If you’re at high risk for flu complications because you’re over 65, you have a chronic health condition, or you’re pregnant, let your doctor know if you get the flu. Also call your doctor right away if you have any of the more serious flu symptoms, such as trouble breathing or dizziness.
Common colds are caused by many different viruses. These viruses spread through the air, just like influenza. When they make their way into your nose, eyes, or mouth, cold viruses cause symptoms such as a runny or stuffy nose, watery eyes, sore throat, and sometimes a cough. You might get a low-grade fever, too.
Treat your cold by taking it easy. Drink water and other non-caffeinated fluids, and get as much rest as you can.
You can also take an OTC cold remedy. Some of these drugs come in multisymptom (cold, cough, fever) varieties. Be careful not to treat symptoms you don’t have, because you could wind up with side effects you don’t expect — or want. Decongestant nasal sprays relieve congestion, but if you use a certain type for more than three days, it could give you a rebound stuffed nose. Some of these drugs can also cause a spike in blood pressure or a rapid heartbeat.

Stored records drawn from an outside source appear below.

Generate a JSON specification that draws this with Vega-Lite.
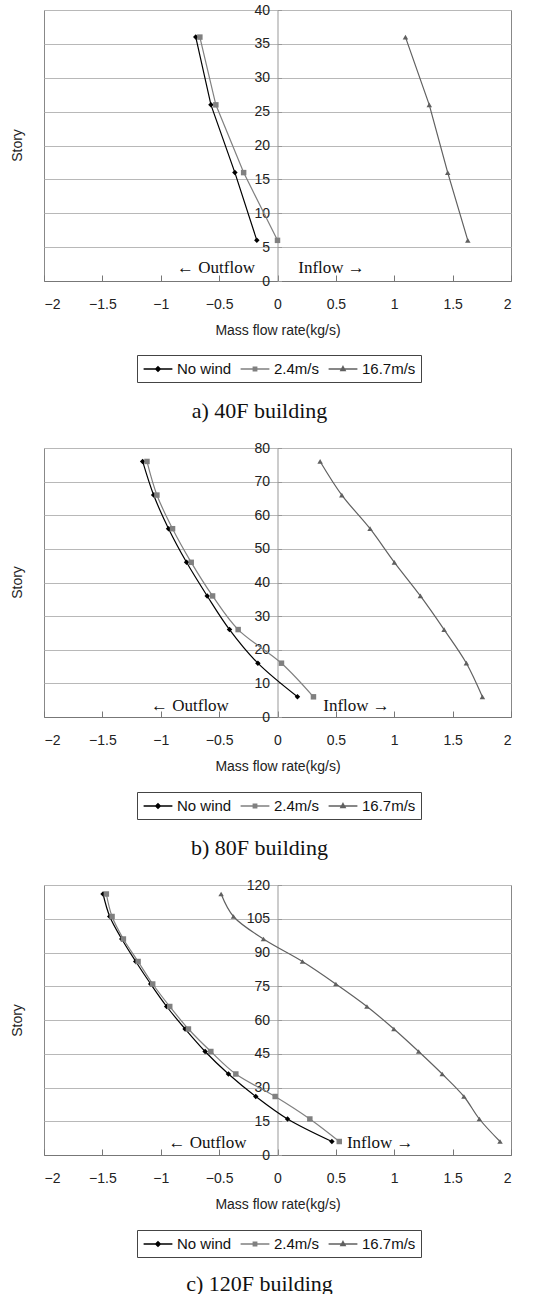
{
  "$schema": "https://vega.github.io/schema/vega-lite/v6.json",
  "padding": {"left": 10, "top": 2, "right": 5, "bottom": 0},
  "background": "white",
  "config": {
    "font": "Liberation Sans",
    "view": {"stroke": "#888888", "strokeWidth": 1},
    "axis": {"labelFont": "Liberation Sans", "titleFont": "Liberation Sans", "labelColor": "#222", "titleColor": "#222", "titleFontWeight": "normal", "labelFontSize": 14, "titleFontSize": 14},
    "legend": {"labelFont": "Liberation Sans", "labelFontSize": 15, "labelColor": "#111", "title": null, "orient": "none", "direction": "horizontal", "strokeColor": "#444", "padding": 5, "symbolSize": 256, "symbolStrokeWidth": 1.3, "symbolOffset": 7, "labelOffset": 10, "columnPadding": 6},
    "title": {"font": "Liberation Serif", "fontSize": 22, "fontWeight": "normal", "color": "#111"}
  },
  "datasets": {
    "a": [
      {"series": "No wind", "story": 6, "flow": -0.177},
      {"series": "No wind", "story": 16, "flow": -0.365},
      {"series": "No wind", "story": 26, "flow": -0.57},
      {"series": "No wind", "story": 36, "flow": -0.70},
      {"series": "2.4m/s", "story": 6, "flow": 0.0},
      {"series": "2.4m/s", "story": 16, "flow": -0.29},
      {"series": "2.4m/s", "story": 26, "flow": -0.528},
      {"series": "2.4m/s", "story": 36, "flow": -0.665},
      {"series": "16.7m/s", "story": 6, "flow": 1.63},
      {"series": "16.7m/s", "story": 16, "flow": 1.458},
      {"series": "16.7m/s", "story": 26, "flow": 1.30},
      {"series": "16.7m/s", "story": 36, "flow": 1.096}
    ],
    "b": [
      {"series": "No wind", "story": 6, "flow": 0.171},
      {"series": "No wind", "story": 16, "flow": -0.168},
      {"series": "No wind", "story": 26, "flow": -0.411},
      {"series": "No wind", "story": 36, "flow": -0.602},
      {"series": "No wind", "story": 46, "flow": -0.779},
      {"series": "No wind", "story": 56, "flow": -0.933},
      {"series": "No wind", "story": 66, "flow": -1.061},
      {"series": "No wind", "story": 76, "flow": -1.155},
      {"series": "2.4m/s", "story": 6, "flow": 0.308},
      {"series": "2.4m/s", "story": 16, "flow": 0.034},
      {"series": "2.4m/s", "story": 26, "flow": -0.337},
      {"series": "2.4m/s", "story": 36, "flow": -0.556},
      {"series": "2.4m/s", "story": 46, "flow": -0.739},
      {"series": "2.4m/s", "story": 56, "flow": -0.899},
      {"series": "2.4m/s", "story": 66, "flow": -1.033},
      {"series": "2.4m/s", "story": 76, "flow": -1.118},
      {"series": "16.7m/s", "story": 6, "flow": 1.755},
      {"series": "16.7m/s", "story": 16, "flow": 1.618},
      {"series": "16.7m/s", "story": 26, "flow": 1.427},
      {"series": "16.7m/s", "story": 36, "flow": 1.224},
      {"series": "16.7m/s", "story": 46, "flow": 1.001},
      {"series": "16.7m/s", "story": 56, "flow": 0.793},
      {"series": "16.7m/s", "story": 66, "flow": 0.551},
      {"series": "16.7m/s", "story": 76, "flow": 0.365}
    ],
    "c": [
      {"series": "No wind", "story": 6, "flow": 0.466},
      {"series": "No wind", "story": 16, "flow": 0.086},
      {"series": "No wind", "story": 26, "flow": -0.186},
      {"series": "No wind", "story": 36, "flow": -0.42},
      {"series": "No wind", "story": 46, "flow": -0.62},
      {"series": "No wind", "story": 56, "flow": -0.791},
      {"series": "No wind", "story": 66, "flow": -0.949},
      {"series": "No wind", "story": 76, "flow": -1.086},
      {"series": "No wind", "story": 86, "flow": -1.214},
      {"series": "No wind", "story": 96, "flow": -1.334},
      {"series": "No wind", "story": 106, "flow": -1.437},
      {"series": "No wind", "story": 116, "flow": -1.494},
      {"series": "2.4m/s", "story": 6, "flow": 0.529},
      {"series": "2.4m/s", "story": 16, "flow": 0.277},
      {"series": "2.4m/s", "story": 26, "flow": -0.02},
      {"series": "2.4m/s", "story": 36, "flow": -0.357},
      {"series": "2.4m/s", "story": 46, "flow": -0.571},
      {"series": "2.4m/s", "story": 56, "flow": -0.763},
      {"series": "2.4m/s", "story": 66, "flow": -0.923},
      {"series": "2.4m/s", "story": 76, "flow": -1.069},
      {"series": "2.4m/s", "story": 86, "flow": -1.194},
      {"series": "2.4m/s", "story": 96, "flow": -1.32},
      {"series": "2.4m/s", "story": 106, "flow": -1.417},
      {"series": "2.4m/s", "story": 116, "flow": -1.466},
      {"series": "16.7m/s", "story": 6, "flow": 1.906},
      {"series": "16.7m/s", "story": 16, "flow": 1.729},
      {"series": "16.7m/s", "story": 26, "flow": 1.597},
      {"series": "16.7m/s", "story": 36, "flow": 1.411},
      {"series": "16.7m/s", "story": 46, "flow": 1.209},
      {"series": "16.7m/s", "story": 56, "flow": 0.997},
      {"series": "16.7m/s", "story": 66, "flow": 0.766},
      {"series": "16.7m/s", "story": 76, "flow": 0.5},
      {"series": "16.7m/s", "story": 86, "flow": 0.214},
      {"series": "16.7m/s", "story": 96, "flow": -0.12},
      {"series": "16.7m/s", "story": 106, "flow": -0.377},
      {"series": "16.7m/s", "story": 116, "flow": -0.483}
    ],
    "annA": [
      {"label": "← Outflow", "flow": -0.527, "story": 1.9},
      {"label": "Inflow →", "flow": 0.463, "story": 1.9}
    ],
    "annB": [
      {"label": "← Outflow", "flow": -0.75, "story": 3.3},
      {"label": "Inflow →", "flow": 0.677, "story": 3.3}
    ],
    "annC": [
      {"label": "← Outflow", "flow": -0.6, "story": 5.3},
      {"label": "Inflow →", "flow": 0.88, "story": 5.3}
    ]
  },
  "resolve": {"scale": {"color": "independent", "shape": "independent"}},
  "spacing": 18,
  "vconcat": [
    {
      "width": 467, "height": 271,
      "title": {"text": "a) 40F building", "orient": "bottom", "anchor": "middle", "offset": 18, "dx": -18},
      "encoding": {
        "x": {"field": "flow", "type": "quantitative", "scale": {"domain": [-2, 2], "nice": false},
              "axis": {"values": [-2, -1.5, -1, -0.5, 0, 0.5, 1, 1.5, 2], "format": "~g", "tickSize": -6, "tickColor": "#777", "domainColor": "#777", "labelPadding": 22, "grid": false, "title": "Mass flow rate(kg/s)", "titlePadding": 12}},
        "y": {"field": "story", "type": "quantitative", "scale": {"domain": [0, 40], "nice": false},
              "axis": {"values": [0, 5, 10, 15, 20, 25, 30, 35, 40], "format": "d", "offset": -233.5, "tickSize": -4, "tickColor": "#999", "domainColor": "#999", "labelPadding": 12, "grid": true, "gridColor": "#b8b8b8", "title": "Story", "titleX": -253, "titleY": 135}}
      },
      "layer": [
        {"data": {"name": "a"}, "mark": {"type": "line", "strokeWidth": 1.2},
         "encoding": {"order": {"field": "story", "type": "quantitative"},
                      "stroke": {"field": "series", "type": "nominal", "legend": null, "scale": {"domain": ["No wind", "2.4m/s", "16.7m/s"], "range": ["#000000", "#808080", "#606060"]}}}},
        {"data": {"name": "a"}, "transform": [{"filter": "datum.series === 'No wind'"}], "mark": {"type": "point", "shape": "diamond", "filled": true, "opacity": 1, "size": 30, "color": "#000000"}},
        {"data": {"name": "a"}, "transform": [{"filter": "datum.series === '2.4m/s'"}], "mark": {"type": "point", "shape": "square", "filled": true, "opacity": 1, "size": 30, "color": "#808080"}},
        {"data": {"name": "a"}, "transform": [{"filter": "datum.series === '16.7m/s'"}], "mark": {"type": "point", "shape": "triangle-up", "filled": true, "opacity": 1, "size": 30, "color": "#606060"}},
        {"data": {"name": "a"}, "transform": [{"filter": "false"}], "mark": {"type": "point", "filled": false, "opacity": 1, "strokeWidth": 1.3},
         "encoding": {
           "color": {"field": "series", "type": "nominal", "scale": {"domain": ["No wind", "2.4m/s", "16.7m/s"], "range": ["#000000", "#808080", "#606060"]}, "legend": {"legendX": 93, "legendY": 345}},
           "shape": {"field": "series", "type": "nominal", "scale": {"domain": ["No wind", "2.4m/s", "16.7m/s"], "range": ["M-1.8,0H1.8M0,-0.3L0.3,0L0,0.3L-0.3,0ZM0,-0.14L0.14,0L0,0.14L-0.14,0Z", "M-1.8,0H1.8M-0.22,-0.22H0.22V0.22H-0.22ZM-0.09,-0.09H0.09V0.09H-0.09Z", "M-1.8,0H1.8M0,-0.32L0.28,0.2L-0.28,0.2ZM0,-0.12L0.1,0.08L-0.1,0.08Z"]}, "legend": {"legendX": 93, "legendY": 345}}
         }},
        {"data": {"name": "annA"}, "mark": {"type": "text", "font": "Liberation Serif", "fontSize": 17, "color": "#111"},
         "encoding": {"text": {"field": "label"}}}
      ]
    },
    {
      "width": 467, "height": 269,
      "title": {"text": "b) 80F building", "orient": "bottom", "anchor": "middle", "offset": 18, "dx": -18},
      "encoding": {
        "x": {"field": "flow", "type": "quantitative", "scale": {"domain": [-2, 2], "nice": false},
              "axis": {"values": [-2, -1.5, -1, -0.5, 0, 0.5, 1, 1.5, 2], "format": "~g", "tickSize": -6, "tickColor": "#777", "domainColor": "#777", "labelPadding": 22, "grid": false, "title": "Mass flow rate(kg/s)", "titlePadding": 12}},
        "y": {"field": "story", "type": "quantitative", "scale": {"domain": [0, 80], "nice": false},
              "axis": {"values": [0, 10, 20, 30, 40, 50, 60, 70, 80], "format": "d", "offset": -233.5, "tickSize": -4, "tickColor": "#999", "domainColor": "#999", "labelPadding": 12, "grid": true, "gridColor": "#b8b8b8", "title": "Story", "titleX": -253, "titleY": 134}}
      },
      "layer": [
        {"data": {"name": "b"}, "mark": {"type": "line", "strokeWidth": 1.2, "interpolate": "catmull-rom"},
         "encoding": {"order": {"field": "story", "type": "quantitative"},
                      "stroke": {"field": "series", "type": "nominal", "legend": null, "scale": {"domain": ["No wind", "2.4m/s", "16.7m/s"], "range": ["#000000", "#808080", "#606060"]}}}},
        {"data": {"name": "b"}, "transform": [{"filter": "datum.series === 'No wind'"}], "mark": {"type": "point", "shape": "diamond", "filled": true, "opacity": 1, "size": 30, "color": "#000000"}},
        {"data": {"name": "b"}, "transform": [{"filter": "datum.series === '2.4m/s'"}], "mark": {"type": "point", "shape": "square", "filled": true, "opacity": 1, "size": 30, "color": "#808080"}},
        {"data": {"name": "b"}, "transform": [{"filter": "datum.series === '16.7m/s'"}], "mark": {"type": "point", "shape": "triangle-up", "filled": true, "opacity": 1, "size": 30, "color": "#606060"}},
        {"data": {"name": "b"}, "transform": [{"filter": "false"}], "mark": {"type": "point", "filled": false, "opacity": 1, "strokeWidth": 1.3},
         "encoding": {
           "color": {"field": "series", "type": "nominal", "scale": {"domain": ["No wind", "2.4m/s", "16.7m/s"], "range": ["#000000", "#808080", "#606060"]}, "legend": {"legendX": 93, "legendY": 344}},
           "shape": {"field": "series", "type": "nominal", "scale": {"domain": ["No wind", "2.4m/s", "16.7m/s"], "range": ["M-1.8,0H1.8M0,-0.3L0.3,0L0,0.3L-0.3,0ZM0,-0.14L0.14,0L0,0.14L-0.14,0Z", "M-1.8,0H1.8M-0.22,-0.22H0.22V0.22H-0.22ZM-0.09,-0.09H0.09V0.09H-0.09Z", "M-1.8,0H1.8M0,-0.32L0.28,0.2L-0.28,0.2ZM0,-0.12L0.1,0.08L-0.1,0.08Z"]}, "legend": {"legendX": 93, "legendY": 344}}
         }},
        {"data": {"name": "annB"}, "mark": {"type": "text", "font": "Liberation Serif", "fontSize": 17, "color": "#111"},
         "encoding": {"text": {"field": "label"}}}
      ]
    },
    {
      "width": 467, "height": 270,
      "title": {"text": "c) 120F building", "orient": "bottom", "anchor": "middle", "offset": 16, "dx": -18},
      "encoding": {
        "x": {"field": "flow", "type": "quantitative", "scale": {"domain": [-2, 2], "nice": false},
              "axis": {"values": [-2, -1.5, -1, -0.5, 0, 0.5, 1, 1.5, 2], "format": "~g", "tickSize": -6, "tickColor": "#777", "domainColor": "#777", "labelPadding": 22, "grid": false, "title": "Mass flow rate(kg/s)", "titlePadding": 12}},
        "y": {"field": "story", "type": "quantitative", "scale": {"domain": [0, 120], "nice": false},
              "axis": {"values": [0, 15, 30, 45, 60, 75, 90, 105, 120], "format": "d", "offset": -233.5, "tickSize": -4, "tickColor": "#999", "domainColor": "#999", "labelPadding": 12, "grid": true, "gridColor": "#b8b8b8", "title": "Story", "titleX": -253, "titleY": 135}}
      },
      "layer": [
        {"data": {"name": "c"}, "mark": {"type": "line", "strokeWidth": 1.2, "interpolate": "catmull-rom"},
         "encoding": {"order": {"field": "story", "type": "quantitative"},
                      "stroke": {"field": "series", "type": "nominal", "legend": null, "scale": {"domain": ["No wind", "2.4m/s", "16.7m/s"], "range": ["#000000", "#808080", "#606060"]}}}},
        {"data": {"name": "c"}, "transform": [{"filter": "datum.series === 'No wind'"}], "mark": {"type": "point", "shape": "diamond", "filled": true, "opacity": 1, "size": 30, "color": "#000000"}},
        {"data": {"name": "c"}, "transform": [{"filter": "datum.series === '2.4m/s'"}], "mark": {"type": "point", "shape": "square", "filled": true, "opacity": 1, "size": 30, "color": "#808080"}},
        {"data": {"name": "c"}, "transform": [{"filter": "datum.series === '16.7m/s'"}], "mark": {"type": "point", "shape": "triangle-up", "filled": true, "opacity": 1, "size": 30, "color": "#606060"}},
        {"data": {"name": "c"}, "transform": [{"filter": "false"}], "mark": {"type": "point", "filled": false, "opacity": 1, "strokeWidth": 1.3},
         "encoding": {
           "color": {"field": "series", "type": "nominal", "scale": {"domain": ["No wind", "2.4m/s", "16.7m/s"], "range": ["#000000", "#808080", "#606060"]}, "legend": {"legendX": 93, "legendY": 345}},
           "shape": {"field": "series", "type": "nominal", "scale": {"domain": ["No wind", "2.4m/s", "16.7m/s"], "range": ["M-1.8,0H1.8M0,-0.3L0.3,0L0,0.3L-0.3,0ZM0,-0.14L0.14,0L0,0.14L-0.14,0Z", "M-1.8,0H1.8M-0.22,-0.22H0.22V0.22H-0.22ZM-0.09,-0.09H0.09V0.09H-0.09Z", "M-1.8,0H1.8M0,-0.32L0.28,0.2L-0.28,0.2ZM0,-0.12L0.1,0.08L-0.1,0.08Z"]}, "legend": {"legendX": 93, "legendY": 345}}
         }},
        {"data": {"name": "annC"}, "mark": {"type": "text", "font": "Liberation Serif", "fontSize": 17, "color": "#111"},
         "encoding": {"text": {"field": "label"}}}
      ]
    }
  ]
}
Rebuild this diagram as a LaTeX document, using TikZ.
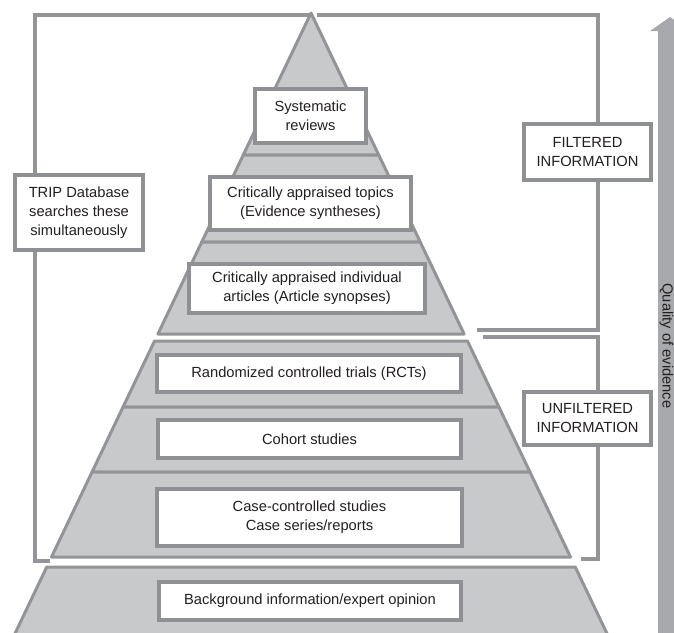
\documentclass[tikz,border=0pt]{standalone}
\usepackage{fontspec}
\setmainfont{Liberation Sans}
\definecolor{pyrfill}{HTML}{C8C9CB}
\definecolor{pyrline}{HTML}{929497}
\definecolor{boxline}{HTML}{8E9093}
\definecolor{brk}{HTML}{939598}
\definecolor{arrowgray}{HTML}{A7A9AC}
\definecolor{txt}{HTML}{231F20}
\newcommand\lbl{\fontsize{14.7pt}{19pt}\selectfont}
% one slice of the pyramid between two heights (apex at y=13, centre x=311)
\newcommand\pyrslice[2]{%
  \pgfmathsetmacro\slta{0.477*(#1-13)}%
  \pgfmathsetmacro\sltb{0.477*(#2-13)}%
  \path[slice] ({311-\slta},#1) -- ({311+\slta},#1) -- ({311+\sltb},#2) -- ({311-\sltb},#2) -- cycle;}
\begin{document}
\begin{tikzpicture}[x=1pt,y=-1pt,
  slice/.style={fill=pyrfill, draw=pyrline, line width=3pt, line join=round},
  bracket/.style={draw=brk, line width=4pt},
  labelbox/.style={draw=boxline, line width=4pt, fill=white, align=center,
    inner sep=0pt, font=\lbl, text=txt},
]
\useasboundingbox (0,0) rectangle (674,632);
\clip (0,0) rectangle (674,632);

% quality arrow at the right edge
\fill[arrowgray] (658,31) -- (650,31) -- (670,17) -- (690,31) -- (682,31) -- (682,650) -- (658,650) -- cycle;
\node[rotate=-90, font=\lbl, text=txt, inner sep=0pt] (quality) at (666.5,346) {Quality of evidence};

% brackets
\coordinate (tripA) at (309,15);
\coordinate (tripB) at (35,15);
\coordinate (tripC) at (35,561);
\coordinate (tripD) at (50,561);
\coordinate (filtA) at (317,15);
\coordinate (filtB) at (598,15);
\coordinate (filtC) at (598,330);
\coordinate (filtD) at (477,330);
\coordinate (unfA) at (483,337);
\coordinate (unfB) at (598,337);
\coordinate (unfC) at (598,559);
\coordinate (unfD) at (581,559);
\draw[bracket] (tripA) -- (tripB) -- (tripC) -- (tripD);
\draw[bracket] (filtA) -- (filtB) -- (filtC) -- (filtD);
\draw[bracket] (unfA) -- (unfB) -- (unfC) -- (unfD);

% pyramid: filtered part
\pyrslice{13}{155}
\pyrslice{155}{242}
\pyrslice{242}{334}
% unfiltered part
\pyrslice{341}{407}
\pyrslice{407}{472}
\pyrslice{472}{557}
% base
\pyrslice{567}{660}

% level labels
\node[labelbox, minimum width=111pt, minimum height=54pt] (sr) at (310.5,116) {Systematic\\reviews};
\node[labelbox, minimum width=201pt, minimum height=53pt] (cat) at (310.5,203.5) {Critically appraised topics\\(Evidence syntheses)};
\node[labelbox, minimum width=236pt, minimum height=49pt] (cai) at (307,288.5) {Critically appraised individual\\articles (Article synopses)};
\node[labelbox, minimum width=304pt, minimum height=37pt] (rct) at (309,373.5) {Randomized controlled trials (RCTs)};
\node[labelbox, minimum width=303pt, minimum height=38pt] (coh) at (309.5,439) {Cohort studies};
\node[labelbox, minimum width=305pt, minimum height=57pt] (case) at (309.5,517.5) {Case-controlled studies\\Case series/reports};
\node[labelbox, minimum width=302pt, minimum height=38pt] (bg) at (310,601) {Background information/expert opinion};

% side labels
\node[labelbox, minimum width=128pt, minimum height=75pt] (trip) at (79,212.5) {TRIP Database\\searches these\\simultaneously};
\node[labelbox, minimum width=127pt, minimum height=56pt] (filt) at (587.5,152) {FILTERED\\INFORMATION};
\node[labelbox, minimum width=127pt, minimum height=53pt] (unf) at (587.5,418.5) {UNFILTERED\\INFORMATION};
\end{tikzpicture}
\end{document}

If you have high blood pressure, an irregular heart rhythm, or heart disease, let your doctor know before you use a decongestant. Antihistamines can also help clear up a stuffy nose, but older ones such as diphenhydramine (Benadryl) can make you sleepy.
Your sneezing, sniffling nose and watery eyes might not be contagious at all. If they happen at certain times of the year (like spring) and they stick around for a few weeks or months, you could have allergies. Allergies can be triggered by these irritants in your environment:
- pet dander
- dust mites
One way to tell the difference between allergies and a contagious infection is that allergies typically don’t cause symptoms such as fever and body aches.
Avoiding your triggers is the best way to ward off allergy symptoms.
To relieve allergy symptoms when they happen, try taking one or more of these medications:
- Antihistamines, which block the effects of histamine. Your immune system releases this chemical when you have an allergic reaction. Some antihistamines can make you tired. They can also cause other side effects such as constipation and dry mouth.
- Decongestants, which narrow blood vessels in your nose to bring down swelling and reduce running. These drugs can make you jittery, keep you awake at night, and increase your blood pressure or heart rate.
- Nasal steroids, which control inflammation and related swelling in your nose. Some steroid solutions can dry out your nose or cause nosebleeds.
Most respiratory infections clear up within a few days. Stay home until you feel better, so you don’t allow the infection to worsen — or get anyone else sick. Also hold off on returning to work if your treatments are causing side effects such as excessive drowsiness. If your symptoms don’t improve or they start to get worse, let your doctor know. You might have a bacterial infection that needs treatment with an antibiotic.